What are “multiple intelligences”?  What does it mean for teachers and teaching if we ask them to take into account their students many individual styles of learning?

There are too many factors involved in learning and too many ways of approaching the question of how learning happens to think that any one theory can answer those questions definitively. But one person whose work has proven really fruitful for me is psychologist Howard Gardner, who has distinguished eight or nine distinct types of intelligence (he’s still adding to his list), each of which benefits from different approaches to learning and communication in the classroom.
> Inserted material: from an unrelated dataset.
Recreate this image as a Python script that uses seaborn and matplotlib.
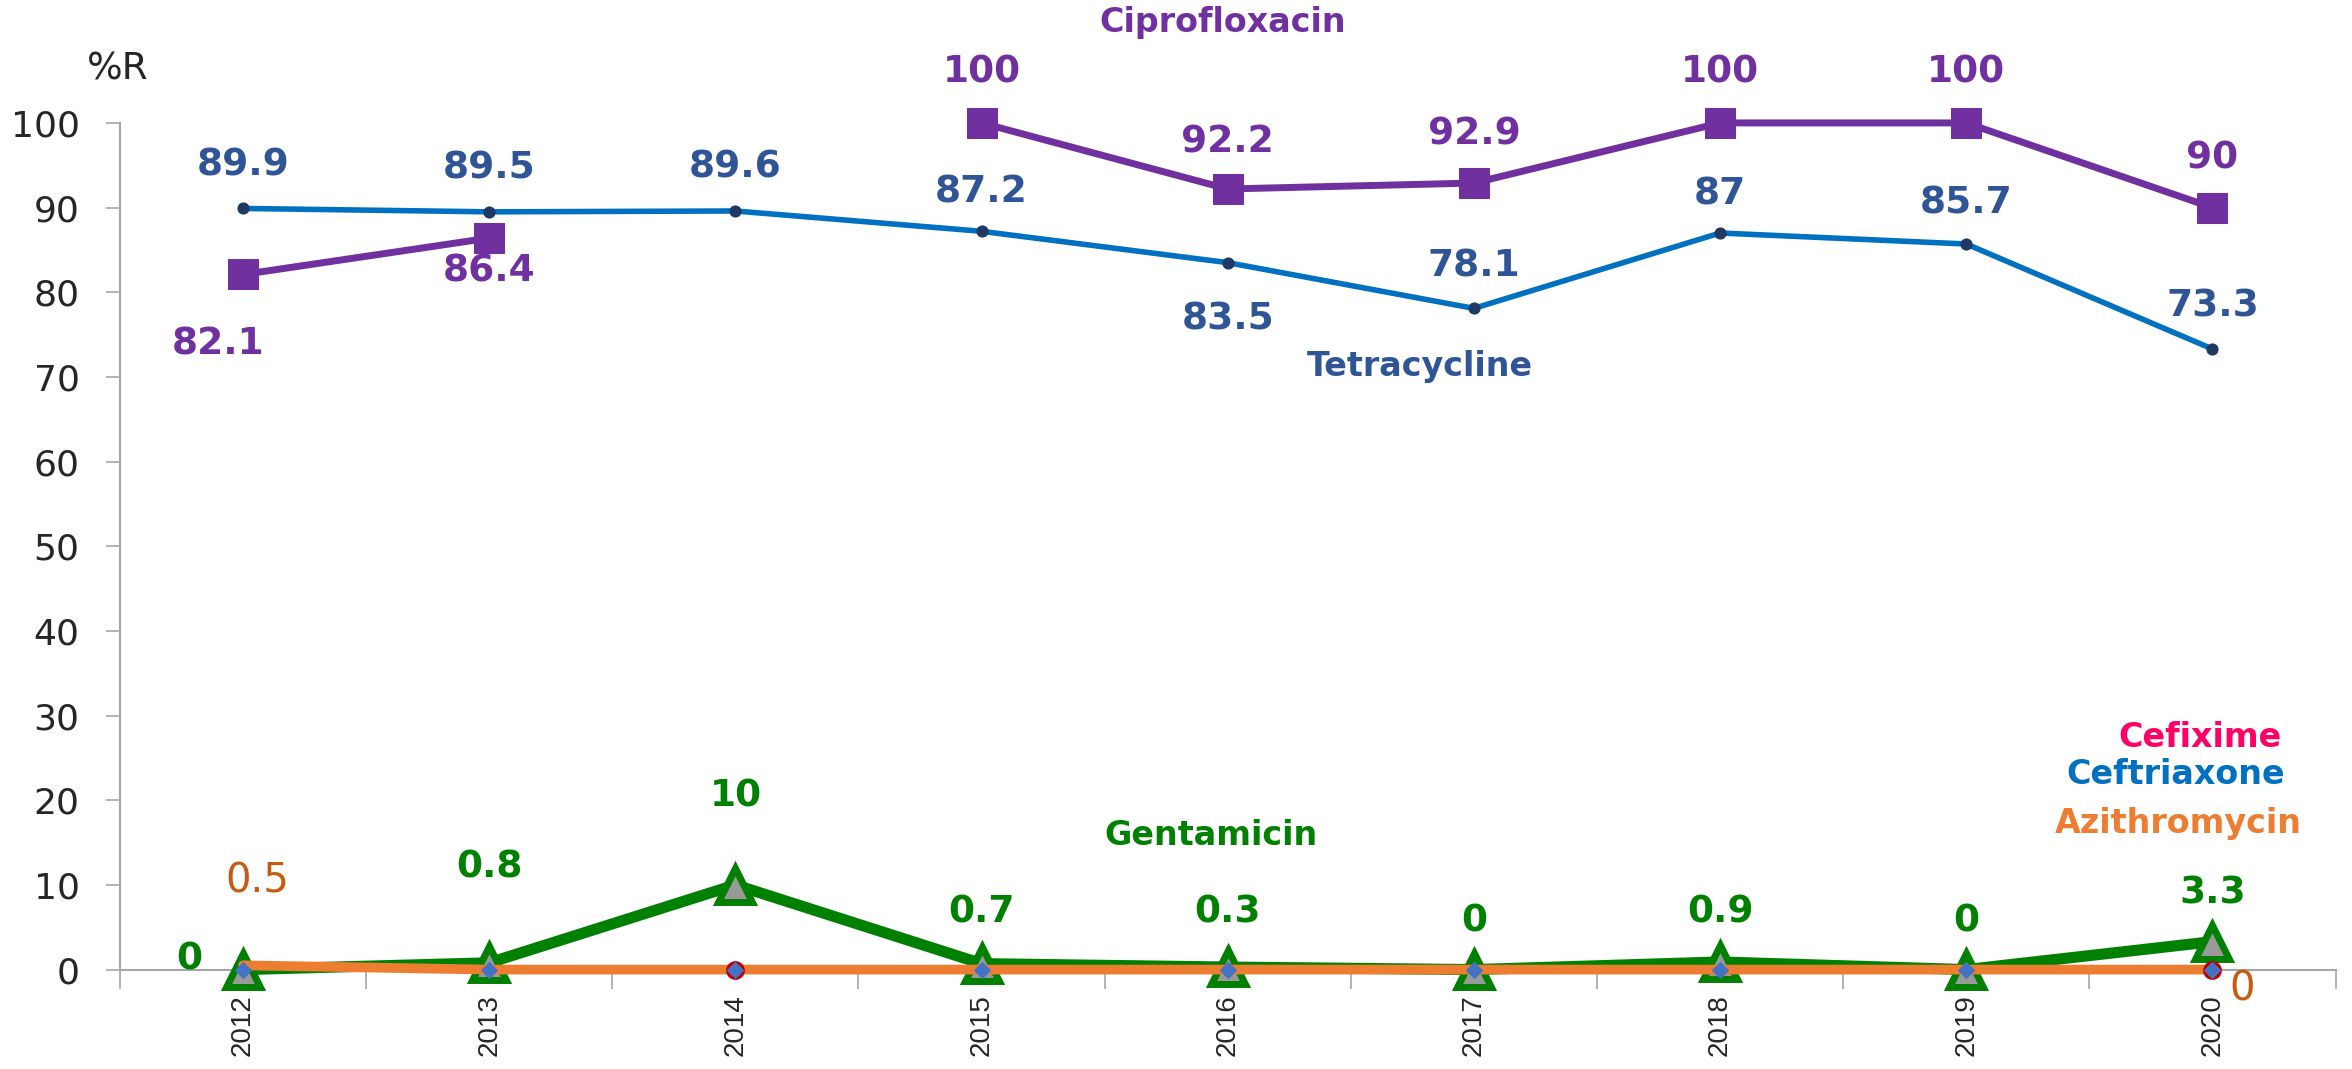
import numpy as np
import pandas as pd
import seaborn as sns
import matplotlib.pyplot as plt

years = ["2012", "2013", "2014", "2015", "2016", "2017", "2018", "2019", "2020"]
tetracycline = [89.9, 89.5, 89.6, 87.2, 83.5, 78.1, 87, 85.7, 73.3]
ciprofloxacin = [82.1, 86.4, np.nan, 100, 92.2, 92.9, 100, 100, 90]
gentamicin = [0, 0.8, 10, 0.7, 0.3, 0, 0.9, 0, 3.3]
azithromycin = [0.5, 0, 0, 0, 0, 0, 0, 0, 0]
ceftriaxone = [0, 0, 0, 0, 0, 0, 0, 0, 0]
cefixime = [0, 0, 0, 0, 0, 0, 0, 0, 0]

sns.set_theme(style="white")
plt.rcParams['font.family'] = ['DejaVu Sans Condensed', 'Liberation Sans Narrow', 'DejaVu Sans']

fig = plt.figure(figsize=(23.52, 10.69), dpi=100)
ax = fig.add_axes([0.051, 0.093, 0.942, 0.792])

x = np.arange(len(years))
df = pd.DataFrame({"x": x, "tet": tetracycline, "cip": ciprofloxacin, "gen": gentamicin,
                   "azi": azithromycin, "cro": ceftriaxone, "cfm": cefixime})

# tetracycline
sns.lineplot(data=df, x="x", y="tet", color="#0070C0", lw=4, marker="o", ms=8,
             mfc="#1F3864", mec="#1F3864", ax=ax, clip_on=False, zorder=3)

# ciprofloxacin (gap in 2014)
seg = df["cip"].isna().cumsum()
for _, part in df[df["cip"].notna()].groupby(seg[df["cip"].notna()]):
    sns.lineplot(data=part, x="x", y="cip", color="#7030A0", lw=5, marker="s", ms=22,
                 mfc="#7030A0", mec="#7030A0", ax=ax, clip_on=False, zorder=4)

# gentamicin
sns.lineplot(data=df, x="x", y="gen", color="#008000", lw=8, marker="^", ms=24,
             mfc="#999999", mec="#008000", mew=5, ax=ax, clip_on=False, zorder=4)
# azithromycin
sns.lineplot(data=df, x="x", y="azi", color="#ED7D31", lw=7, ax=ax, clip_on=False, zorder=5)
# ceftriaxone
sns.lineplot(data=df, x="x", y="cro", color="#ED7D31", lw=0, marker="D", ms=8,
             mfc="#4472C4", mec="#4472C4", ax=ax, clip_on=False, zorder=6)
# cefixime markers
ax.plot([2, 8], [cefixime[2], cefixime[8]], lw=0, marker="o", ms=11, mfc="none",
        mec="#C00000", mew=2.5, clip_on=False, zorder=5)

ax.set_xlim(-0.5, 8.5)
ax.set_ylim(0, 100)
ax.set_yticks(range(0, 101, 10))
ax.set_xticks(x)
ax.set_xticklabels(years, rotation=90, fontsize=20, family="Liberation Sans")
ax.set_xticks(np.arange(-0.5, 9, 1), minor=True)
ax.tick_params(axis="x", which="major", length=0, pad=18)
ax.tick_params(axis="x", which="minor", length=14, width=1.2, color="#A6A6A6", bottom=True)
ax.tick_params(axis="y", labelsize=26, length=10, width=1.2, color="#A6A6A6", left=True, pad=19)
ax.set_xlabel("")
ax.set_ylabel("")
for s in ["top", "right"]:
    ax.spines[s].set_visible(False)
for s in ["left", "bottom"]:
    ax.spines[s].set_color("#A6A6A6")
    ax.spines[s].set_linewidth(1.5)

fig.text(0.037, 0.935, "%R", fontsize=27, ha="left", va="center")

lab = dict(fontsize=27, fontweight="bold", ha="center", va="center")
# tetracycline labels
tet_off = [5.1, 5.1, 5.1, 4.6, -6.7, 5, 4.6, 4.8, 5]
for i, v in enumerate(tetracycline):
    ax.text(i, v + tet_off[i], f"{v:g}", color="#2F5597", **lab)
# ciprofloxacin labels
cip_off = [-8.3, -3.9, 0, 6, 5.5, 5.7, 6, 6, 5.8]
for i, v in enumerate(ciprofloxacin):
    if not np.isnan(v):
        ax.text(i - (0.1 if i == 0 else 0), v + cip_off[i], f"{v:g}", color="#7030A0", **lab)
# gentamicin labels
gen_off = [1.2, 11.2, 10.5, 6, 6.4, 5.7, 5.8, 5.7, 5.7]
for i, v in enumerate(gentamicin):
    ax.text(i - (0.22 if i == 0 else 0), v + gen_off[i], f"{v:g}", color="#008000", **lab)
# azithromycin labels
ax.text(0.06, azithromycin[0] + 9.9, f"{azithromycin[0]:g}", color="#C55A11", fontsize=29,
        ha="center", va="center")
ax.text(8.12, azithromycin[8] - 2.3, f"{azithromycin[8]:g}", color="#C55A11", fontsize=29,
        ha="center", va="center")

# series names
name = dict(fontsize=24, fontweight="bold", ha="center", va="center")
ax.text(3.98, 111.9, "Ciprofloxacin", color="#7030A0", clip_on=False, **name)
ax.text(4.78, 71.2, "Tetracycline", color="#2F5597", **name)
ax.text(3.93, 15.8, "Gentamicin", color="#008000", **name)
ax.text(7.95, 27.4, "Cefixime", color="#FF0066", **name)
ax.text(7.85, 23.0, "Ceftriaxone", color="#0070C0", **name)
ax.text(7.86, 17.3, "Azithromycin", color="#ED7D31", **name)

fig.savefig("out.png", dpi=100)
Gardner’s types have proved tremendously helpful to my own work developing teaching strategies for working with the special needs of all children in the classroom (e.g., Special Needs in the General Classroom: Strategies that Make it Work, 2nd edition. 2010).

The two most familiar types of intelligence–the linguistic learner and the logical-mathematical learner–fit in well with our dominant models of teaching and recognizing achievement. The odds are good that many teachers, themselves, are examples of these types of intelligence.
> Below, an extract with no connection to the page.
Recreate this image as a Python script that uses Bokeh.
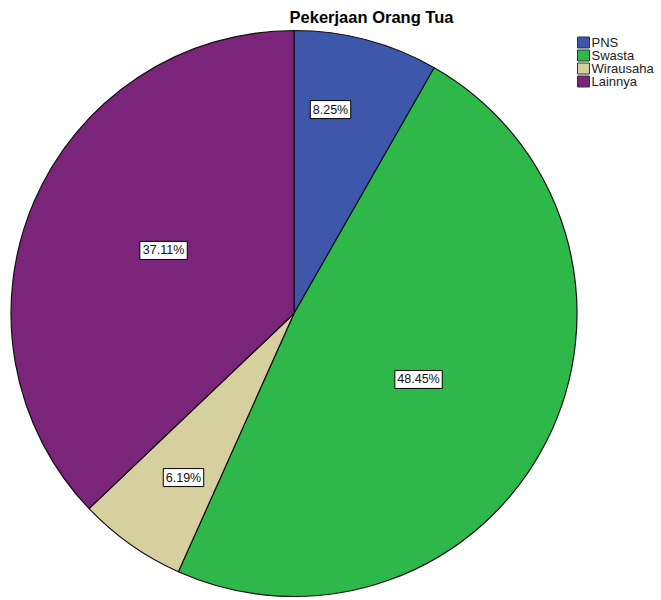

On the other hand, some of the other intelligence types may be familiar primarily as classroom problems. There are the “bodily kinesthetic” learners who are physically hyper-active and potentially disruptive; the spatial thinkers who are likely to sit and daydream; the musical kids who are continually humming or drumming; the interpersonal learners who may be chatterboxes; the introverted intrapersonal ones who keep to themselves; the naturalists who are more tuned into the world outside the classroom than to what’s on the board or in the book; or the existentialist, who is inclined to ask annoyingly fundamental questions that have no place in the world of the three R’s, questions like “For what purpose are we here?” or “How do we fit into the world?”

As long as classroom instruction is primarily geared to reach only one or two of these different intelligences, a lot of kids will struggle to process the information being offered them and experience a serious disadvantage in achieving success.

Fortunately, though each person may have a dominant style, most of us actually possess some combination of these intelligences and the learning preferences that go with them. A lesson or project geared toward one learning style is not going to be inaccessible or unhelpful to the rest of the classroom. In fact, by including different kinds of lessons for different kinds of intelligences, teachers will be helping all students develop their multiple potentials, while making sure that no one falls behind or gets lost because they don’t learn well from one type of teaching.

This offers great opportunities for the development of new and varied teaching techniques. For each type of intelligence and learning, there is a corresponding new type of teaching.